TURNING POINT FOR SOUTHERN BLUEFIN TUNA? BUT DO NOT FORGET THE ALBATROSS.
An international meeting beginning in Sydney tomorrow will determine whether to rescue highly endangered Southern Bluefin Tuna from the terrible mismanagement of its past.
Delegates from the Governments of Australia, Japan, Korea, New Zealand and Taiwan will sit down at a special meeting of the Commission for the Conservation of Southern Bluefin Tuna (CCSBT) to argue over the design of a new Management Procedure that will bind future quotas to scientific advice.

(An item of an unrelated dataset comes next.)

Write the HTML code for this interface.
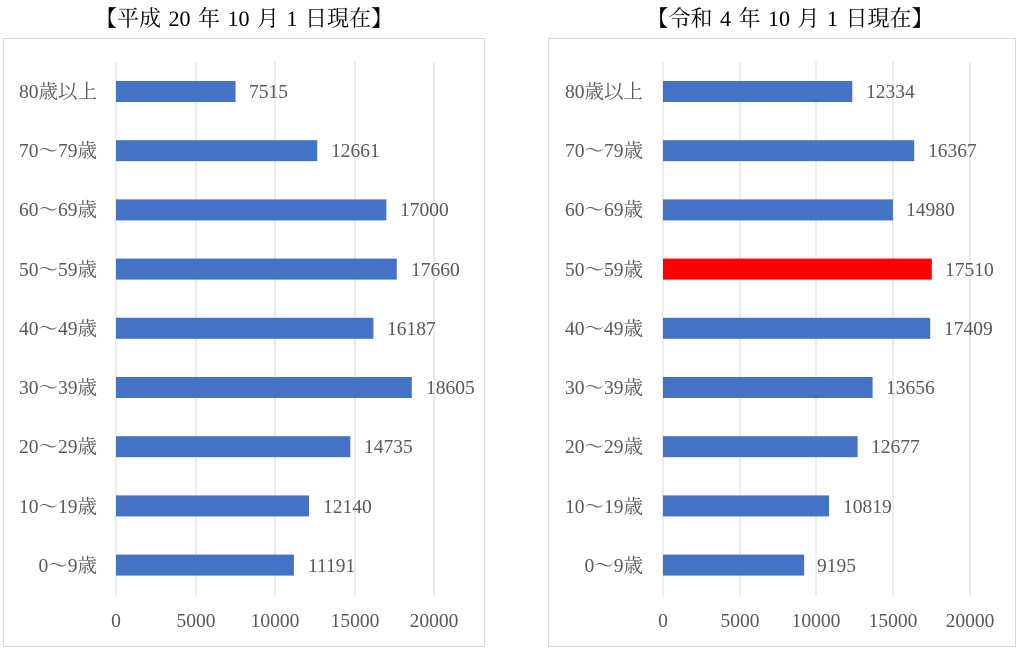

Until now Southern Bluefin Tuna quotas have been set by political negotiation rather than adhering to scientific advice, with disastrous consequences for the species.
“Southern Bluefin Tuna has been reduced to as little as 5% of its pre-exploitation biomass”, said Alexia Wellbelove of Humane Society International. “At such perilously low levels Humane Society International does not support fishing for the species. However, politics and economics dictate otherwise and so, if the fish is to be commercially exploited, its management must be as precautionary as possible.”
HSI will be at the meeting in Sydney to argue for a Management Procedure that is tuned to restore Southern Bluefin Tuna to healthy population levels as quickly as possible.
HSI will also be reminding delegates that they are failing to meet international legal obligations to cooperate to protect the endangered albatross that drown in their thousands on the hooks and longlines set to catch Southern Bluefin Tuna. Sharks and turtles are similar casualties.
“Albatross, shark and turtle mortality is an urgent conservation problem that the Commission largely ignores,” said Ms Wellbelove. “HSI will be pushing the Commission to adopt immediate mandatory measures to prevent albatross, turtle and sharks dying along with the tuna.”